Managing Your palette

Keeping your palette clean and manageable during a painting session is very important if you want clean crisp work. I hate a messy palette. Often, if I see a painter struggling with muddy work it is because their palette habits are poor.

I start with my paints lined up in hue groups at the top of my palette in a row. For beginners I always recommend that you lay them out in the same order each time you paint. I always use long ribbons of paint, staying away from blobs. Ribbons allow you to pull paint off the end of the ribbon without contaminating the rest of the color.

I begin by pulling off paints from the ribbon to mix further down on the palette. As I process through the painting I am mixing various spots of color low down on the palette. Leaving the original ribbons of paint clean and undisturbed. As I begin to make the lower palette messy, I will stop and wipe the bottom half clean, so that I have a new and fresh mixing space on the palette.

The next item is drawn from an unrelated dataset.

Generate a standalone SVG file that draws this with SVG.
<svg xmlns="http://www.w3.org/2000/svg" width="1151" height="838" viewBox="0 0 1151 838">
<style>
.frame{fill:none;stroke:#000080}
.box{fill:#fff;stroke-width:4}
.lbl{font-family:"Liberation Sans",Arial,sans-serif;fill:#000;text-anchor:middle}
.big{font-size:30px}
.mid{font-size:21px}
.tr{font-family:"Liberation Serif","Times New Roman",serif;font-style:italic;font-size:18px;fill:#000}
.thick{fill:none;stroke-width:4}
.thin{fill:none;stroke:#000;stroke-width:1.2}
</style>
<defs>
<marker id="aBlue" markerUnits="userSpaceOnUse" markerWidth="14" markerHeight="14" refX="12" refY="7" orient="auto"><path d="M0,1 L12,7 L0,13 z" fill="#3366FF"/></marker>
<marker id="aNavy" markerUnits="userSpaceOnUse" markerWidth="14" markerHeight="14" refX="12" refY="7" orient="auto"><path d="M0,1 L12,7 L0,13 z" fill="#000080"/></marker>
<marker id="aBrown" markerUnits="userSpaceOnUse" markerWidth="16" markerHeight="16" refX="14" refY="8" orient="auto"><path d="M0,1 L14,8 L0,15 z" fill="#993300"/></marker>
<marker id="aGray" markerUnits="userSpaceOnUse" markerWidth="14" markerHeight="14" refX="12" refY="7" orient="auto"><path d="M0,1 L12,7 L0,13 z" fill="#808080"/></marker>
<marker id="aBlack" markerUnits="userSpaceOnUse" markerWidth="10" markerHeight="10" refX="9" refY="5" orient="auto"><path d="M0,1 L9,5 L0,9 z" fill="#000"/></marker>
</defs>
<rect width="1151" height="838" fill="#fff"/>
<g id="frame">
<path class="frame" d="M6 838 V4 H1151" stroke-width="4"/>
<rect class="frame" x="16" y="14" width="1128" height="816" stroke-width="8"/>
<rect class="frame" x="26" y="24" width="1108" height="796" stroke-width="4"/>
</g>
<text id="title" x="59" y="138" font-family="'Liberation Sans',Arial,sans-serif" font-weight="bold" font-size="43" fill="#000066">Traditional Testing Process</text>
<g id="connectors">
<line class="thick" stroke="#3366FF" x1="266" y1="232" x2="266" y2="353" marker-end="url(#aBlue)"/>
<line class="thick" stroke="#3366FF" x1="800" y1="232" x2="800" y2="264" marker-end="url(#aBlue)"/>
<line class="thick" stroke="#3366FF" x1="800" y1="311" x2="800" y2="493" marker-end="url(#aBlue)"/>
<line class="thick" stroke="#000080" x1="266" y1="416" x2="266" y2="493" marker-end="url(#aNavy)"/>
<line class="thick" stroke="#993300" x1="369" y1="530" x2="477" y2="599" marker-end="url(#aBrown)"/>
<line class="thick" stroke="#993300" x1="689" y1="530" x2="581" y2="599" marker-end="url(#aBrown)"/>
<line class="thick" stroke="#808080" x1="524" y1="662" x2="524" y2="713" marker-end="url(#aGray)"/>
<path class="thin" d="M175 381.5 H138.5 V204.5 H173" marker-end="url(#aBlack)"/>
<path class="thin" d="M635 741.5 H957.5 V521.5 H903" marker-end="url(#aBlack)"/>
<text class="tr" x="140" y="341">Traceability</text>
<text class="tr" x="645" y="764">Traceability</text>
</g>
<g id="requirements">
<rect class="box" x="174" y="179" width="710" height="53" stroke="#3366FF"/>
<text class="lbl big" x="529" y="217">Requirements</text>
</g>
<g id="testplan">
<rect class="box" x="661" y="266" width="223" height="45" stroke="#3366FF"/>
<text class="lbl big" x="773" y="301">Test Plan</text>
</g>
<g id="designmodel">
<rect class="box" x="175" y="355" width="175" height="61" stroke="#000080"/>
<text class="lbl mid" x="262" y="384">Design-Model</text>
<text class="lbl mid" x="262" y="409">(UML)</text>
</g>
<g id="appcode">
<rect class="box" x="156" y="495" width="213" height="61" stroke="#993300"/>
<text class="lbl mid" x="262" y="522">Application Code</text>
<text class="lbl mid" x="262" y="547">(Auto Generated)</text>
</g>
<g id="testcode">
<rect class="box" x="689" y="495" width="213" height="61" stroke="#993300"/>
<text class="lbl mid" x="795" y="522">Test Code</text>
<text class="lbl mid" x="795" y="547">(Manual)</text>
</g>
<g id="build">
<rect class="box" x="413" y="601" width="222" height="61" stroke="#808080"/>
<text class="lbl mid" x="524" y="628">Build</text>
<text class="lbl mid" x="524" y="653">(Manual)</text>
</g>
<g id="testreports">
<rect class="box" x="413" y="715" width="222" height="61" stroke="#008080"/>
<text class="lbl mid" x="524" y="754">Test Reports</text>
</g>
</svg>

My other good habit is placing the strokes of paint where I want them on the canvas and then wiping my brush thoroughly with a paper towel before dipping into the solvent. My solvent lasts much longer, staying fresh.

I do my mixing on the palette rather than the canvas, so my color stays clean and crisp. Making good muds is great. Making muds because you don’t have control of your palette is not so great.

1 comment:

Ed Terpening said...

Nice painting, Linda. I look your loose brush work and the composition!